#### [PROVIDED MATERIAL]

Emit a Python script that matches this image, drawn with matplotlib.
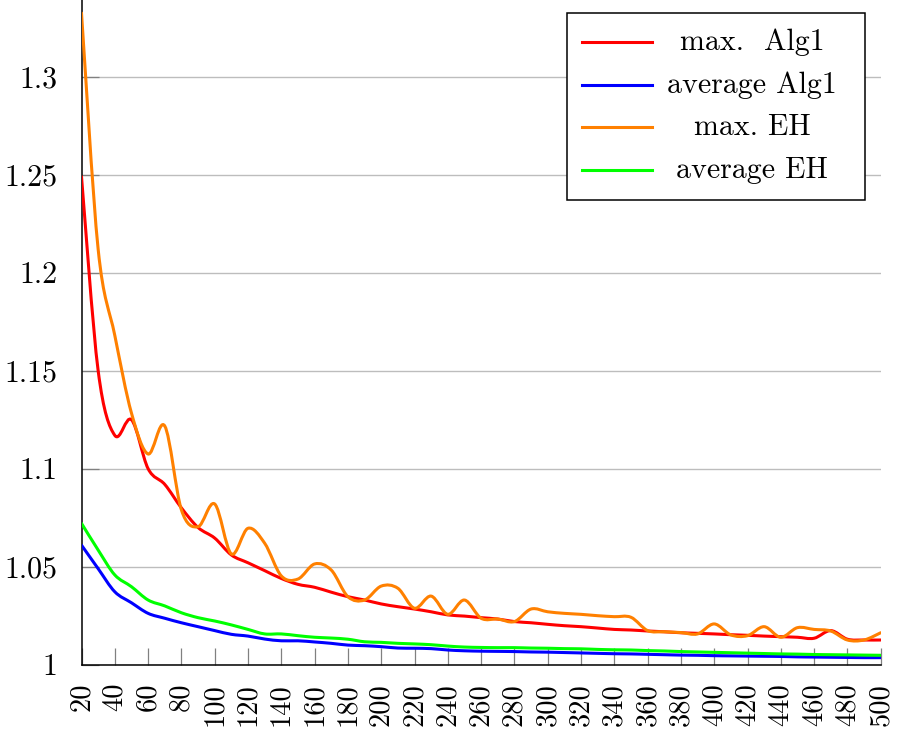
import matplotlib
matplotlib.use("Agg")
import matplotlib.pyplot as plt
from matplotlib.path import Path
from matplotlib.patches import PathPatch, Rectangle
from matplotlib.lines import Line2D
import numpy as np

plt.rcParams['font.family'] = ['cmr10', 'DejaVu Serif']
plt.rcParams['mathtext.fontset'] = 'cm'
plt.rcParams['axes.formatter.use_mathtext'] = True

x_values = list(range(20, 501, 10))

max_alg1 = [1.249, 1.150, 1.117, 1.125, 1.100, 1.092, 1.080, 1.070, 1.0646, 1.056,
            1.052, 1.048, 1.044, 1.041, 1.0395, 1.037, 1.0347, 1.033, 1.031, 1.0296,
            1.0284, 1.027, 1.0254, 1.0248, 1.024, 1.0233, 1.022, 1.0214, 1.0206, 1.0199,
            1.0194, 1.0187, 1.018, 1.0177, 1.0172, 1.0168, 1.0163, 1.016, 1.0157, 1.0153,
            1.015, 1.0146, 1.0143, 1.014, 1.0135, 1.0174, 1.013, 1.0126, 1.0126]

avg_alg1 = [1.061, 1.049, 1.0372, 1.0316, 1.0262, 1.0237, 1.0214, 1.0194, 1.0174, 1.0155,
            1.0146, 1.0131, 1.0122, 1.0122, 1.0116, 1.0109, 1.0100, 1.0097, 1.0092, 1.0085,
            1.0084, 1.0082, 1.0075, 1.0071, 1.0069, 1.0068, 1.0067, 1.0065, 1.0064, 1.0062,
            1.0060, 1.0058, 1.0056, 1.0055, 1.0053, 1.0051, 1.0049, 1.0048, 1.0046, 1.0045,
            1.0044, 1.0043, 1.0042, 1.0040, 1.0039, 1.0038, 1.0037, 1.0036, 1.0036]

max_eh = [1.3325, 1.212, 1.168, 1.1284, 1.1075, 1.1218, 1.079, 1.0704, 1.082, 1.0565,
          1.0696, 1.062, 1.0453, 1.0437, 1.0514, 1.0483, 1.0347, 1.033, 1.0401, 1.039,
          1.0288, 1.035, 1.0257, 1.033, 1.0237, 1.0233, 1.022, 1.0284, 1.027, 1.0262,
          1.0257, 1.025, 1.0245, 1.0242, 1.0174, 1.0168, 1.0164, 1.0157, 1.0208, 1.0152,
          1.0148, 1.0194, 1.014, 1.0189, 1.018, 1.0172, 1.0126, 1.0126, 1.0163]

avg_eh = [1.0721, 1.0585, 1.0458, 1.0398, 1.033, 1.030, 1.0265, 1.024, 1.0223, 1.0203,
          1.018, 1.0157, 1.0157, 1.0148, 1.014, 1.0136, 1.013, 1.0117, 1.0114, 1.0109,
          1.0106, 1.0102, 1.0095, 1.009, 1.0088, 1.0087, 1.0087, 1.0085, 1.0084, 1.0082,
          1.0081, 1.0078, 1.0076, 1.0075, 1.0072, 1.007, 1.0067, 1.0065, 1.0063, 1.0061,
          1.0059, 1.0057, 1.0055, 1.0054, 1.0052, 1.0051, 1.005, 1.0049, 1.0048]

series_labels = ["max.  Alg1", "average Alg1", "max. EH", "average EH"]
series_colors = ["#ff0000", "#0000ff", "#ff8000", "#00ff00"]
series_data = [max_alg1, avg_alg1, max_eh, avg_eh]

x_ticks = list(range(20, 501, 20))
y_ticks = [1.0, 1.05, 1.1, 1.15, 1.2, 1.25, 1.3]
y_tick_labels = ["1", "1.05", "1.1", "1.15", "1.2", "1.25", "1.3"]

W, H = 898, 737
fig = plt.figure(figsize=(W / 100, H / 100), dpi=100)
ax_l, ax_r, ax_b, ax_t = 81.5, 880.7, 664.7, 0.0
ax = fig.add_axes([ax_l / W, (H - ax_b) / H, (ax_r - ax_l) / W, (ax_b - ax_t) / H])


def smooth_path(xs, ys, k=1.0 / 6.0):
    """Smooth (pgfplots-like) Bezier path through the data points."""
    xs = np.asarray(xs, float)
    ys = np.asarray(ys, float)
    n = len(xs)
    verts = [(xs[0], ys[0])]
    codes = [Path.MOVETO]
    for i in range(n - 1):
        i0 = max(i - 1, 0)
        i3 = min(i + 2, n - 1)
        c1 = (xs[i] + k * (xs[i + 1] - xs[i0]), ys[i] + k * (ys[i + 1] - ys[i0]))
        c2 = (xs[i + 1] - k * (xs[i3] - xs[i]), ys[i + 1] - k * (ys[i3] - ys[i]))
        verts += [c1, c2, (xs[i + 1], ys[i + 1])]
        codes += [Path.CURVE4] * 3
    return Path(verts, codes)


for data, color in zip(series_data, series_colors):
    p = smooth_path(x_values, data)
    ax.add_patch(PathPatch(p, facecolor="none", edgecolor=color, lw=2.2,
                           capstyle="round", joinstyle="round", zorder=3))

ax.set_xlim(20, 500)
ax.set_ylim(1.0, 1.0 + 664.7 / 1960.0)

ax.set_xticks(x_ticks)
ax.set_xticklabels([str(v) for v in x_ticks], rotation=90, fontsize=20.5)
ax.set_yticks(y_ticks)
ax.set_yticklabels(y_tick_labels, fontsize=21.5)
ax.tick_params(axis="both", direction="in", length=12, width=0.9, color="#808080")
ax.tick_params(axis="y", pad=17.5)
ax.tick_params(axis="x", pad=13)

ax.yaxis.grid(True, color="#bdbdbd", lw=1.0)
ax.set_axisbelow(True)
for s in ["top", "right"]:
    ax.spines[s].set_visible(False)
for s in ["left", "bottom"]:
    ax.spines[s].set_color("black")
    ax.spines[s].set_linewidth(1.1)


def ax_xy(px, py):
    return ((px - ax_l) / (ax_r - ax_l), (ax_b - py) / (ax_b - ax_t))


# legend box (pgfplots style: centered entries)
lx0, ly0 = ax_xy(567, 200)
lx1, ly1 = ax_xy(865, 13)
ax.add_patch(Rectangle((lx0, ly0), lx1 - lx0, ly1 - ly0, transform=ax.transAxes,
                       facecolor="white", edgecolor="black", lw=1.1, zorder=5,
                       clip_on=False))
rows_py = [42.3, 85.0, 127.3, 170.0]
for label, color, py in zip(series_labels, series_colors, rows_py):
    hx0, hy = ax_xy(582, py)
    hx1, _ = ax_xy(652, py)
    ax.add_line(Line2D([hx0, hx1], [hy, hy], transform=ax.transAxes, color=color,
                       lw=2.2, zorder=6, clip_on=False))
    tx, ty = ax_xy(752, py + 8)
    ax.text(tx, ty, label, transform=ax.transAxes, ha="center", va="baseline",
            fontsize=21.5, zorder=6)

fig.savefig("out.png", dpi=100)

#### [TASK TO CARRY OUT]
Please repeat exactly the data above from its first line to the line that contains "x_values = list(range(20, 501, 10))", inclusive, and leave every picture out.

#### [THE RESPONSE]
Emit a Python script that matches this image, drawn with matplotlib.
import matplotlib
matplotlib.use("Agg")
import matplotlib.pyplot as plt
from matplotlib.path import Path
from matplotlib.patches import PathPatch, Rectangle
from matplotlib.lines import Line2D
import numpy as np

plt.rcParams['font.family'] = ['cmr10', 'DejaVu Serif']
plt.rcParams['mathtext.fontset'] = 'cm'
plt.rcParams['axes.formatter.use_mathtext'] = True

x_values = list(range(20, 501, 10))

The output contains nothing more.